The arbitrator found that he was bound by the decision of Justice Chiappetta, but noted that he disagreed with her finding with respect to the applicability of the doctrine of laches. The arbitrator went on to find that in any event, Zurich had failed to establish ‘the necessary components of laches…one of them being presumed prejudice or actual prejudice.’
On appeal, Justice Lederman agreed with the arbitrator that the existing loss transfer legislation does not indicate any time limit for making a request for indemnification. As such, TD’s claim for indemnity was not statute barred as the limitation period for loss transfer cases begins to run from the day after the first party insurer requests loss transfer from the second party insurer.
Justice Lederman noted that the doctrine of laches had traditionally only been applied to equitable as opposed to legal claims. His Honour went on to observe that following the fusion of law and equity, courts have been more flexible in applying the doctrine of laches under certain circumstances.

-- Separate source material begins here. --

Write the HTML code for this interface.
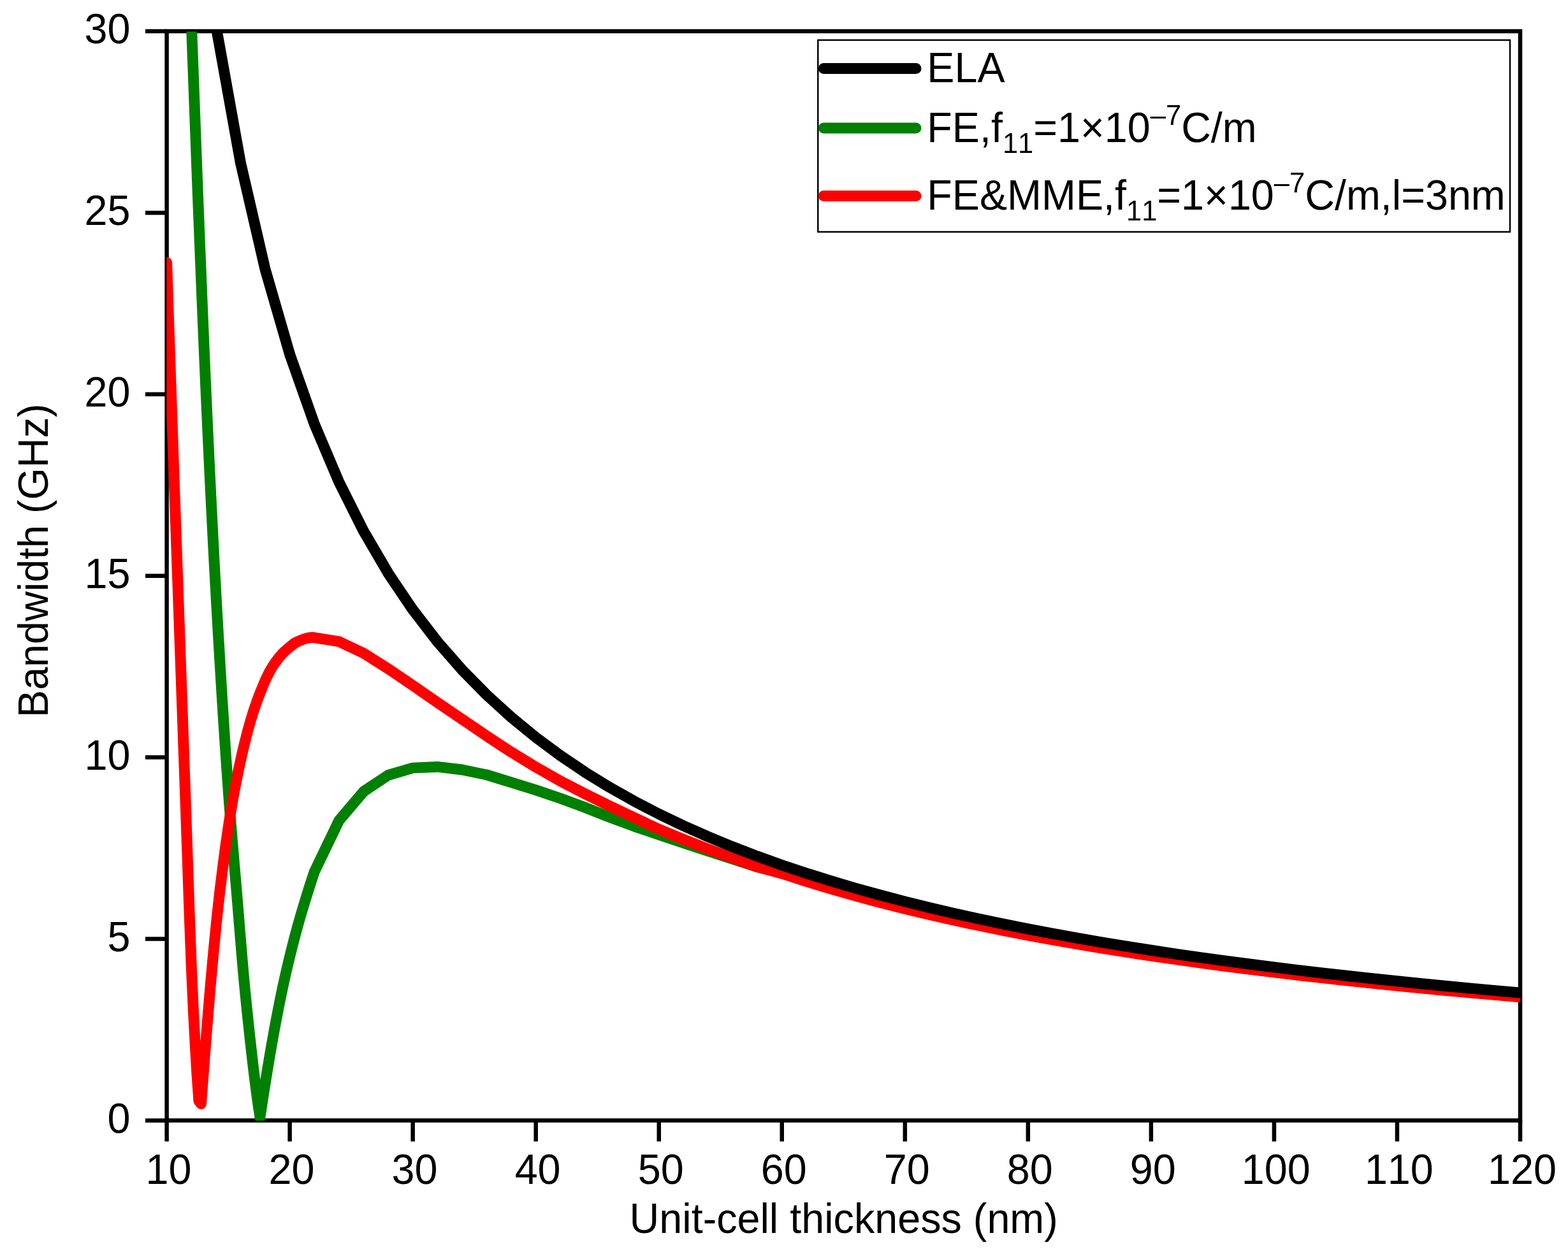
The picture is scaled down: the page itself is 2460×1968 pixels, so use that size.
<!DOCTYPE html>
<html lang="en">
<head>
<meta charset="utf-8">
<title>Bandwidth vs unit-cell thickness</title>
<style>
html,body{margin:0;padding:0;background:#fff;}
body{width:2460px;height:1968px;overflow:hidden;}
svg{display:block;}
text{font-family:"Liberation Sans",sans-serif;fill:#000;font-kerning:none;}
</style>
</head>
<body>
<svg width="2460" height="1968" viewBox="0 0 2460 1968">
<rect x="0" y="0" width="2460" height="1968" fill="#fff"/>
<defs><clipPath id="plotclip"><rect x="261.30" y="49.50" width="2123.70" height="1709.20"/></clipPath></defs>

<g stroke="#000" stroke-width="6.5" fill="none" stroke-linecap="butt">
<rect x="261.6" y="49.0" width="2123.40" height="1709.40"/>
<line x1="228.00" y1="1758.40" x2="261.60" y2="1758.40"/>
<line x1="228.00" y1="1473.50" x2="261.60" y2="1473.50"/>
<line x1="228.00" y1="1188.60" x2="261.60" y2="1188.60"/>
<line x1="228.00" y1="903.70" x2="261.60" y2="903.70"/>
<line x1="228.00" y1="618.80" x2="261.60" y2="618.80"/>
<line x1="228.00" y1="333.90" x2="261.60" y2="333.90"/>
<line x1="228.00" y1="49.00" x2="261.60" y2="49.00"/>
<line x1="261.60" y1="1758.40" x2="261.60" y2="1791.40"/>
<line x1="454.64" y1="1758.40" x2="454.64" y2="1791.40"/>
<line x1="647.67" y1="1758.40" x2="647.67" y2="1791.40"/>
<line x1="840.71" y1="1758.40" x2="840.71" y2="1791.40"/>
<line x1="1033.75" y1="1758.40" x2="1033.75" y2="1791.40"/>
<line x1="1226.78" y1="1758.40" x2="1226.78" y2="1791.40"/>
<line x1="1419.82" y1="1758.40" x2="1419.82" y2="1791.40"/>
<line x1="1612.85" y1="1758.40" x2="1612.85" y2="1791.40"/>
<line x1="1805.89" y1="1758.40" x2="1805.89" y2="1791.40"/>
<line x1="1998.93" y1="1758.40" x2="1998.93" y2="1791.40"/>
<line x1="2191.96" y1="1758.40" x2="2191.96" y2="1791.40"/>
<line x1="2385.00" y1="1758.40" x2="2385.00" y2="1791.40"/>
</g>
<g clip-path="url(#plotclip)" fill="none" stroke-width="17" stroke-linejoin="round" stroke-linecap="round">
<path stroke="#008000" d="M290.56,-224.50 L293.42,-147.76 L296.28,-71.19 L299.14,5.22 L302.01,81.60 L304.87,158.73 L307.73,235.55 L310.59,310.69 L313.46,383.10 L316.32,454.10 L319.18,523.42 L322.04,590.34 L324.91,654.13 L327.77,715.37 L330.63,774.73 L333.49,832.00 L336.36,886.94 L339.22,939.34 L342.08,989.46 L344.94,1038.07 L347.81,1085.10 L350.67,1130.43 L353.53,1173.95 L356.39,1215.54 L359.26,1255.08 L362.12,1291.85 L364.98,1326.32 L367.85,1359.66 L370.71,1393.06 L373.57,1427.57 L376.43,1462.80 L379.30,1497.56 L382.16,1530.63 L385.02,1560.81 L387.88,1588.85 L390.75,1616.05 L393.61,1642.26 L396.47,1667.33 L399.33,1691.11 L402.20,1713.46 L405.06,1734.23 L407.92,1753.27 L410.86,1733.75 L413.81,1714.70 L416.75,1696.12 L419.69,1678.03 L422.63,1660.41 L425.57,1643.29 L428.52,1626.66 L431.46,1610.52 L434.40,1594.88 L437.34,1579.75 L440.29,1565.12 L443.23,1551.02 L446.17,1537.47 L449.11,1524.44 L452.05,1511.86 L455.00,1499.70 L457.94,1487.90 L460.88,1476.40 L463.82,1465.16 L466.76,1454.23 L469.71,1443.77 L472.65,1433.68 L475.59,1423.83 L478.53,1414.11 L481.48,1404.54 L484.42,1395.14 L487.36,1385.92 L490.30,1376.90 L493.24,1368.09 L531.85,1287.75 L570.46,1242.16 L609.07,1216.52 L647.67,1205.12 L686.28,1203.41 L724.89,1207.97 L763.49,1215.95 L802.10,1227.92 L840.71,1239.88 L879.32,1252.99 L917.92,1267.23 L956.53,1282.62 L995.14,1296.86 L1033.75,1309.97 L1072.35,1323.07 L1110.96,1335.61 L1149.57,1348.14 L1188.17,1360.68 L1226.78,1370.18 L1265.39,1382.70 L1304.00,1394.44 L1342.60,1405.47 L1381.21,1415.85 L1419.82,1425.64 L1458.43,1434.88 L1497.03,1443.62 L1535.64,1451.91 L1574.25,1459.77 L1612.85,1467.23 L1651.46,1474.33 L1690.07,1481.10 L1728.68,1487.55 L1767.28,1493.70 L1805.89,1499.58 L1844.50,1505.21 L1883.11,1510.60 L1921.71,1515.76 L1960.32,1520.71 L1998.93,1525.47 L2037.53,1530.03 L2076.14,1534.42 L2114.75,1538.65 L2153.36,1542.72 L2191.96,1546.64 L2230.57,1550.42 L2269.18,1554.07 L2307.79,1557.59 L2346.39,1561.00 L2385.00,1564.29"/>
<path stroke="#ff0000" d="M261.60,411.96 L264.56,501.19 L267.53,589.16 L270.49,675.71 L273.45,760.63 L276.42,844.50 L279.38,928.10 L282.35,1011.99 L285.31,1095.87 L288.27,1179.33 L291.24,1262.10 L294.20,1348.30 L297.16,1434.72 L300.13,1514.05 L303.09,1579.76 L306.06,1636.83 L309.02,1686.73 L311.98,1727.92 L315.46,1732.42 L320.33,1668.22 L325.21,1605.81 L330.08,1547.59 L334.95,1494.16 L339.83,1444.50 L344.70,1400.24 L349.58,1360.64 L354.45,1323.94 L359.32,1290.45 L364.20,1260.50 L369.07,1233.99 L373.95,1209.60 L378.82,1187.12 L383.70,1166.43 L388.57,1147.42 L393.44,1130.01 L398.32,1114.33 L403.19,1100.24 L408.07,1087.38 L412.94,1075.32 L417.81,1064.14 L422.69,1054.25 L427.56,1045.97 L432.44,1038.95 L437.31,1032.48 L442.19,1026.64 L447.06,1021.82 L451.93,1017.58 L456.81,1013.60 L461.68,1009.73 L466.56,1007.01 L471.43,1004.97 L476.30,1003.14 L481.18,1001.65 L486.05,1000.65 L490.93,1000.28 L531.85,1006.83 L570.46,1025.07 L609.07,1049.57 L647.67,1075.78 L686.28,1102.56 L724.89,1128.77 L763.49,1154.98 L802.10,1180.34 L840.71,1203.98 L879.32,1225.92 L917.92,1245.86 L956.53,1264.95 L995.14,1283.19 L1033.75,1301.42 L1072.35,1317.37 L1110.96,1332.47 L1149.57,1346.72 L1188.17,1360.39 L1226.78,1370.94 L1265.39,1383.43 L1304.00,1395.15 L1342.60,1406.16 L1381.21,1416.52 L1419.82,1426.29 L1458.43,1435.51 L1497.03,1444.24 L1535.64,1452.51 L1574.25,1460.35 L1612.85,1467.80 L1651.46,1474.89 L1690.07,1481.64 L1728.68,1488.08 L1767.28,1494.22 L1805.89,1500.09 L1844.50,1505.71 L1883.11,1511.08 L1921.71,1516.24 L1960.32,1521.18 L1998.93,1525.92 L2037.53,1530.48 L2076.14,1534.86 L2114.75,1539.08 L2153.36,1543.14 L2191.96,1547.06 L2230.57,1550.83 L2269.18,1554.47 L2307.79,1557.99 L2346.39,1561.38 L2385.00,1564.67"/>
<path stroke="#000000" d="M261.60,-646.16 L300.21,-245.40 L338.81,40.86 L377.42,255.55 L416.03,422.54 L454.64,556.12 L493.24,665.42 L531.85,756.50 L570.46,833.57 L609.07,899.63 L647.67,956.88 L686.28,1006.98 L724.89,1051.18 L763.49,1090.47 L802.10,1125.62 L840.71,1157.26 L879.32,1185.89 L917.92,1211.91 L956.53,1235.67 L995.14,1257.45 L1033.75,1277.49 L1072.35,1295.99 L1110.96,1313.11 L1149.57,1329.02 L1188.17,1343.82 L1226.78,1357.64 L1265.39,1370.57 L1304.00,1382.69 L1342.60,1394.07 L1381.21,1404.79 L1419.82,1414.89 L1458.43,1424.43 L1497.03,1433.46 L1535.64,1442.01 L1574.25,1450.12 L1612.85,1457.83 L1651.46,1465.16 L1690.07,1472.14 L1728.68,1478.80 L1767.28,1485.16 L1805.89,1491.23 L1844.50,1497.04 L1883.11,1502.60 L1921.71,1507.93 L1960.32,1513.04 L1998.93,1517.94 L2037.53,1522.66 L2076.14,1527.19 L2114.75,1531.56 L2153.36,1535.76 L2191.96,1539.80 L2230.57,1543.71 L2269.18,1547.47 L2307.79,1551.11 L2346.39,1554.62 L2385.00,1558.02"/>
</g>
<g>
<text transform="translate(204.50,1777.70) scale(1,1.034)" font-size="64.7" text-anchor="end">0</text>
<text transform="translate(204.50,1492.80) scale(1,1.034)" font-size="64.7" text-anchor="end">5</text>
<text transform="translate(204.50,1207.90) scale(1,1.034)" font-size="64.7" text-anchor="end">10</text>
<text transform="translate(204.50,923.00) scale(1,1.034)" font-size="64.7" text-anchor="end">15</text>
<text transform="translate(204.50,638.10) scale(1,1.034)" font-size="64.7" text-anchor="end">20</text>
<text transform="translate(204.50,353.20) scale(1,1.034)" font-size="64.7" text-anchor="end">25</text>
<text transform="translate(204.50,68.30) scale(1,1.034)" font-size="64.7" text-anchor="end">30</text>
<text transform="translate(264.50,1857.80) scale(1,1.034)" font-size="64.7" text-anchor="middle">10</text>
<text transform="translate(457.54,1857.80) scale(1,1.034)" font-size="64.7" text-anchor="middle">20</text>
<text transform="translate(650.57,1857.80) scale(1,1.034)" font-size="64.7" text-anchor="middle">30</text>
<text transform="translate(843.61,1857.80) scale(1,1.034)" font-size="64.7" text-anchor="middle">40</text>
<text transform="translate(1036.65,1857.80) scale(1,1.034)" font-size="64.7" text-anchor="middle">50</text>
<text transform="translate(1229.68,1857.80) scale(1,1.034)" font-size="64.7" text-anchor="middle">60</text>
<text transform="translate(1422.72,1857.80) scale(1,1.034)" font-size="64.7" text-anchor="middle">70</text>
<text transform="translate(1615.75,1857.80) scale(1,1.034)" font-size="64.7" text-anchor="middle">80</text>
<text transform="translate(1808.79,1857.80) scale(1,1.034)" font-size="64.7" text-anchor="middle">90</text>
<text transform="translate(2001.83,1857.80) scale(1,1.034)" font-size="64.7" text-anchor="middle">100</text>
<text transform="translate(2194.86,1857.80) scale(1,1.034)" font-size="64.7" text-anchor="middle">110</text>
<text transform="translate(2387.90,1857.80) scale(1,1.034)" font-size="64.7" text-anchor="middle">120</text>
</g>
<text transform="translate(987.60,1935.00) scale(1,1.034)" font-size="64.7" text-anchor="start">Unit-cell thickness (nm)</text>
<text transform="translate(74.70,1126.00) rotate(-90) scale(1,1.034)" font-size="64.7">Bandwidth (GHz)</text>
<rect x="1283.3" y="62.9" width="1085.70" height="301.00" fill="#fff" stroke="#000" stroke-width="2.5"/>
<g fill="none" stroke-width="17" stroke-linecap="round">
<line x1="1292.3" y1="107.5" x2="1437.0" y2="107.5" stroke="#000000"/>
<line x1="1292.3" y1="201.0" x2="1437.0" y2="201.0" stroke="#008000"/>
<line x1="1292.3" y1="307.6" x2="1437.0" y2="307.6" stroke="#ff0000"/>
</g>
<text transform="translate(1454.30,129.05) scale(1,1.034)" font-size="64.7">ELA</text>
<text transform="translate(1454.30,223.30) scale(1,1.034)" font-size="64.7">FE,f<tspan font-size="43.5" dy="16.15">11</tspan><tspan dy="-16.15">=1×10</tspan><tspan font-size="43.5" dy="-26.69">–7</tspan><tspan dy="26.69">C/m</tspan></text>
<text transform="translate(1454.30,329.40) scale(1,1.034)" font-size="64.7">FE&amp;MME,f<tspan font-size="43.5" dy="16.15">11</tspan><tspan dy="-16.15">=1×10</tspan><tspan font-size="43.5" dy="-26.69">–7</tspan><tspan dy="26.69">C/m,l=3nm</tspan></text>
</svg>
</body>
</html>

Justice Lederman found that Ontario’s loss transfer regime possesses an equitable flavour, as it was designed to address unfairness between participants in the province’s insurance industry. As such, there was a sufficient basis to permit the application of the doctrine of laches.
Justice Lederman then went on to apply the doctrine of laches to the facts in question. His Honour found that acquiesce is a stand-alone branch of laches that does not require a finding of prejudice. In considering whether TD had acquiesced, Justice Lederman acknowledged that delay itself does not amount to acquiescence.
Justice Lederman then turned to FSCO Bulletin A-11/94, which refers to the need to notify a second party insurer of a loss transfer claim ‘promptly.’Justice Lederman found that because TD was a sophisticated insurer, and failed to make its request for nearly 11 years, this gave rise to an inference that TD abandoned or waived its rights.
At the end of the day, we are left with two Ontario Superior Court decisions with conflicting results. Leave to appeal has been granted by the Ontario Court of Appeal with respect to the decision of Intact v. Lombard.
We anticipate that the Ontario Court of Appeal will soon provide guidance on three issues: 1. whether the limitation period for loss transfer cases begins to run from the day after the first party insurer requests loss transfer from the second party insurer; 2. whether the doctrine of laches applies to statutory claims for loss transfer; and 3. if the doctrine of laches does apply, in what type of factual circumstances might it be applicable.